ボタンを掛け違うと云うことがある。掛け間違えて、ボタンが一個(まごまごすれば二つも)穴がなくて途方に暮れるという状況だ。その結果、ものごとが筋違いになってまとまらぬと云うことになる。
先日、保釈中の男が出頭を求めてきた警官らに刃物で刃向かい、何と逃走し遂げて旬日世間を騒がせたのち捕まったという事件があった。事件の推移はご案内のことだから詳述は省く。ここではこの事件が含む不可思議な側面と事後処理の不自然さを取り上げて、世迷い言流に捌いて(いや、裁いて)見ようと思う。
指摘したいのは三点、どれも大方の賛同を得られるだろう。一つ、保釈中の者に出頭を求めて警官を含む数人の役人がその自宅を訪れ、刃物で抵抗する彼を押さえ込めなかったこと、二つ、彼が車を駆って逃走した非常事態を警察が数時間に亘り公示しなかったこと、三つ、逮捕以降の検察側の対応が同様の事件の再発生防止を誓う「遺憾の意」どまりで事件の幕が引かれるらしいことだ。
まず、二人の警官を含む数人の男たちが、刃物を持って戸口に現れた男をなぜむざむざ逃がしたか。警官たちは拳銃と警棒を備えていなかったのか。刃物が怖くて逃げ道を開いたのか。逮捕の常道として臑(すね)を狙って警棒を振るうなり、逃げる男の脚部を撃つなり、逃走車のタイヤを撃ち抜くなりの処置はできなかったのか。
次ぎに、事態発生の告知を数時間伏せた動機が稚拙に過ぎることだ。捕らえてから公表しようとの判断の裏には、男を取り逃がした不手際を糊塗しようという保安の公器たる警察・検察の愚行がある。
そして、男の逮捕で社会への実害が防げたとはいえ、検察の公式の見解は前述の如く事件への「遺憾の意」と、同種事件の「再発防止を計る覚悟」で幕が引かれようとしていることの不自然さである。初動の不手際は単に反省したばかりでは帳消しにできまい。些少の負傷を覚悟して刃物を翳(かざ)す者を叩き伏せるべきは当然だった。再発防止を誓うなら、まずあのような状況に対処策を具体的に明示すべきではなかろうか。緊急時での拳銃、警棒などの使用規定を明確に定めるべきであろう。

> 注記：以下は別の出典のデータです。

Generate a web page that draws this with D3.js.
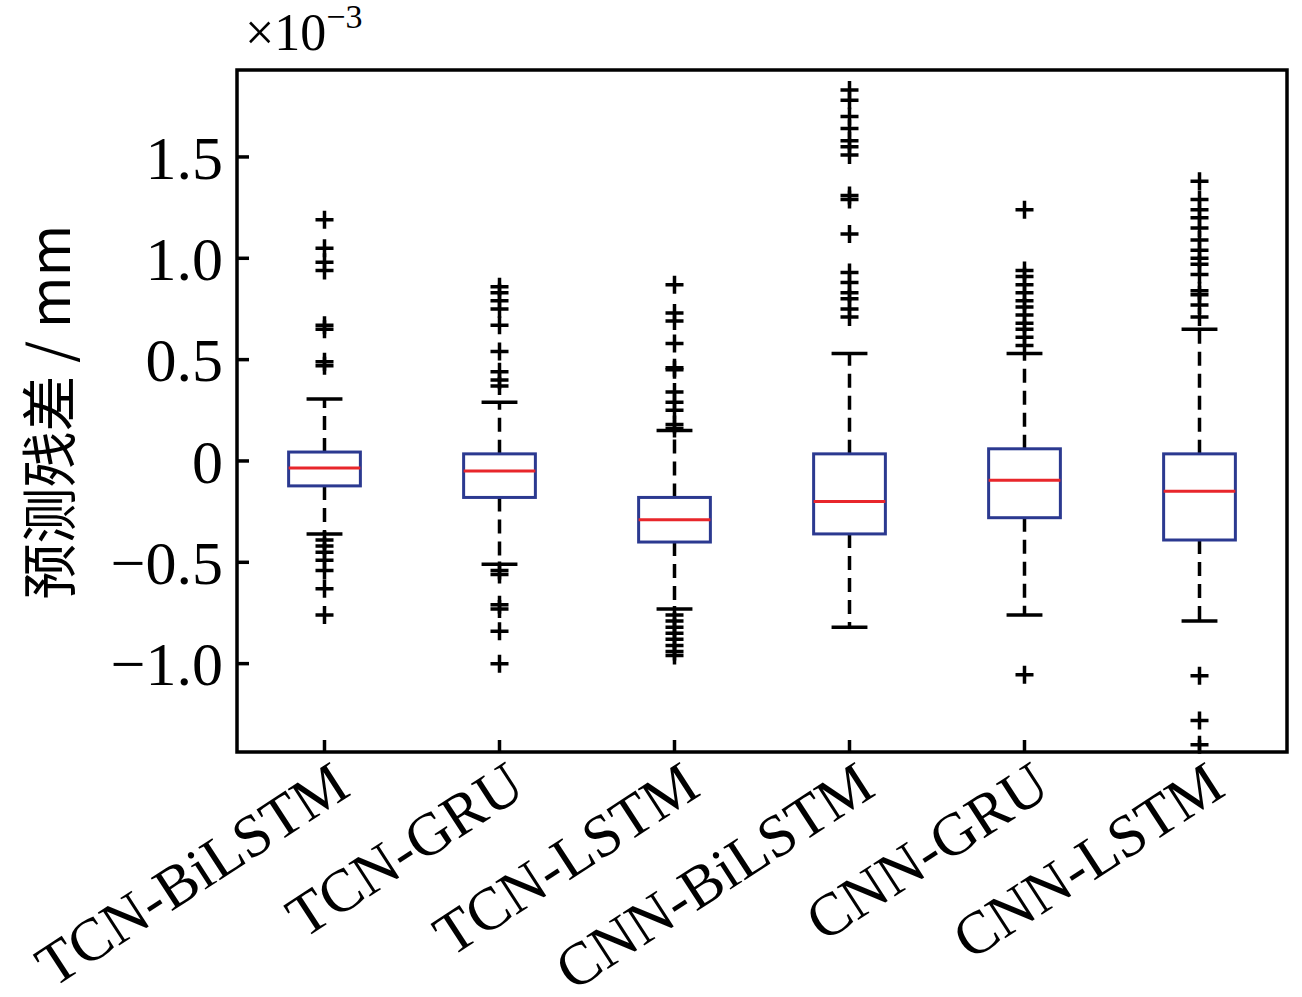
<!DOCTYPE html>
<html><head><meta charset="utf-8">
<script src="https://cdn.jsdelivr.net/npm/d3@7"></script>
<style>body{margin:0;background:#fff}</style></head>
<body><svg id="c" width="1302" height="997"></svg>
<script>
const categories=["TCN-BiLSTM","TCN-GRU","TCN-LSTM","CNN-BiLSTM","CNN-GRU","CNN-LSTM"];
const q1=[-0.123,-0.18,-0.40,-0.36,-0.28,-0.39];
const medians=[-0.035,-0.05,-0.29,-0.20,-0.095,-0.15];
const q3=[0.044,0.035,-0.18,0.035,0.06,0.035];
const whiskLo=[-0.36,-0.51,-0.73,-0.82,-0.76,-0.79];
const whiskHi=[0.306,0.29,0.15,0.53,0.53,0.65];
const outliers=[
 [1.19,1.05,0.98,0.94,0.67,0.65,0.49,0.47,-0.39,-0.42,-0.45,-0.49,-0.54,-0.63,-0.76],
 [0.86,0.83,0.79,0.75,0.67,0.54,0.44,0.40,0.37,-0.54,-0.56,-0.71,-0.73,-0.84,-1.0],
 [0.87,0.73,0.69,0.58,0.46,0.45,0.34,0.29,0.25,0.18,0.16,-0.76,-0.79,-0.82,-0.85,-0.88,-0.91,-0.94,-0.96],
 [1.83,1.78,1.70,1.64,1.58,1.55,1.51,1.31,1.29,1.12,0.93,0.88,0.83,0.80,0.75,0.71],
 [1.24,0.94,0.91,0.87,0.83,0.79,0.76,0.72,0.68,0.65,0.61,0.57,-1.055],
 [1.38,1.29,1.24,1.20,1.15,1.09,1.04,1.00,0.97,0.92,0.84,0.82,0.77,0.71,-1.06,-1.28,-1.40]
];
const yTicks=[-1.0,-0.5,0,0.5,1.0,1.5];
const yTickLabels=["\u22121.0","\u22120.5","0","0.5","1.0","1.5"];

const svg=d3.select("#c");
const L=237,R=1287,T=70,B=752;
const x=d3.scaleLinear().domain([0.5,6.5]).range([L,R]);
const y=d3.scaleLinear().domain([-1.436,1.929]).range([B,T]);
const font="'Liberation Serif','Times New Roman',serif";
const g=svg.append("g");
categories.forEach((c,i)=>{
  const cx=x(i+1),hw=(x(1.205)-x(1));
  const cap=hw*0.5;
  g.append("line").attr("x1",cx).attr("x2",cx).attr("y1",y(q3[i])).attr("y2",y(whiskHi[i])).attr("stroke","#000").attr("stroke-width",3.5).attr("stroke-dasharray","14,8");
  g.append("line").attr("x1",cx).attr("x2",cx).attr("y1",y(q1[i])).attr("y2",y(whiskLo[i])).attr("stroke","#000").attr("stroke-width",3.5).attr("stroke-dasharray","14,8");
  [whiskHi[i],whiskLo[i]].forEach(v=>g.append("line").attr("x1",cx-cap).attr("x2",cx+cap).attr("y1",y(v)).attr("y2",y(v)).attr("stroke","#000").attr("stroke-width",3.5));
  g.append("rect").attr("x",cx-hw).attr("width",2*hw).attr("y",y(q3[i])).attr("height",y(q1[i])-y(q3[i])).attr("fill","#fff").attr("stroke","#2b3990").attr("stroke-width",3);
  g.append("line").attr("x1",cx-hw).attr("x2",cx+hw).attr("y1",y(medians[i])).attr("y2",y(medians[i])).attr("stroke","#e8262b").attr("stroke-width",3);
  outliers[i].forEach(v=>{
    const py=y(v);
    if(py>B) return;
    g.append("path").attr("d",`M${cx-9},${py}H${cx+9}M${cx},${py-9}V${py+9}`).attr("stroke","#000").attr("stroke-width",3.5);
  });
});
svg.append("rect").attr("x",L).attr("y",T).attr("width",R-L).attr("height",B-T).attr("fill","none").attr("stroke","#000").attr("stroke-width",3.5);
yTicks.forEach((v,i)=>{
  svg.append("line").attr("x1",L).attr("x2",L+12).attr("y1",y(v)).attr("y2",y(v)).attr("stroke","#000").attr("stroke-width",3.5);
  svg.append("text").attr("x",L-14).attr("y",y(v)).attr("dy","0.35em").attr("text-anchor","end").attr("font-family",font).attr("font-size",62).text(yTickLabels[i]);
});
categories.forEach((c,i)=>{
  const cx=x(i+1);
  svg.append("line").attr("x1",cx).attr("x2",cx).attr("y1",B).attr("y2",B-12).attr("stroke","#000").attr("stroke-width",3.5);
  svg.append("text").attr("transform",`translate(${cx+28},${B+42}) rotate(-33)`).attr("text-anchor","end").attr("font-family",font).attr("font-size",60).text(c);
});
const t=svg.append("text").attr("x",245).attr("y",50).attr("font-family",font).attr("font-size",52);
t.append("tspan").text("\u00d710");
t.append("tspan").attr("dy",-22).attr("font-size",34).text("\u22123");
svg.append("text").attr("transform","translate(70,412) rotate(-90)").attr("text-anchor","middle").attr("font-family","'Noto Sans CJK SC',"+font).attr("font-size",56).text("预测残差 / mm");
</script></body></html>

此処で話をひと捻りさせていただく。一連の経緯を追ってみると、ひとつ奇妙なしかし一部では当然とされているらしい問題が露呈する。歪んだ人権問題がそれだ。このところ、身柄拘束を最小限に抑えて被告の権利を守るという観点から、保釈を認める傾向が強まっているらしいのだ。また、再々出頭を求めて叶わず、このたび人数を揃えて拘束に向かった如何にも慇懃な処理の裏にも、凶悪犯と云えるこの男の人権への斟酌があるようだ。よもや悪人正機を地で行くわけではあるまい。犯罪者にすら人権が付与されるべきだという感覚は人権意識の過剰そのもの、何とも噴飯ものだ。英語にはbenefits of doubtという言葉がある。疑義の利益という直訳では意味合いがずれるが、ちょっとでも「どうかな?」と思うなら犯人扱いはするな、というほどの感覚を出ない。それを拡大解釈し現代版悪人正機論を張る愚は何としても肯(が)んじえない。
今次の事件で検察は、問題処理のボタンを掛け違えた。望むらくは、検察が今次の事件を真摯に総括し、歪んだ人権意識をかなぐり捨てて、保釈対象の者を含む犯罪者の扱いについて理路整然とした対策を打ち出して欲しい。転んでも只では起きぬ気概で、ボタンをしっかり掛け直して欲しいものだ。そして、改めて報道の公器を通じて本来あるべき検察の立場を明らかにして、心ある人びとの検察への疑念乃至は懸念を払拭して欲しい。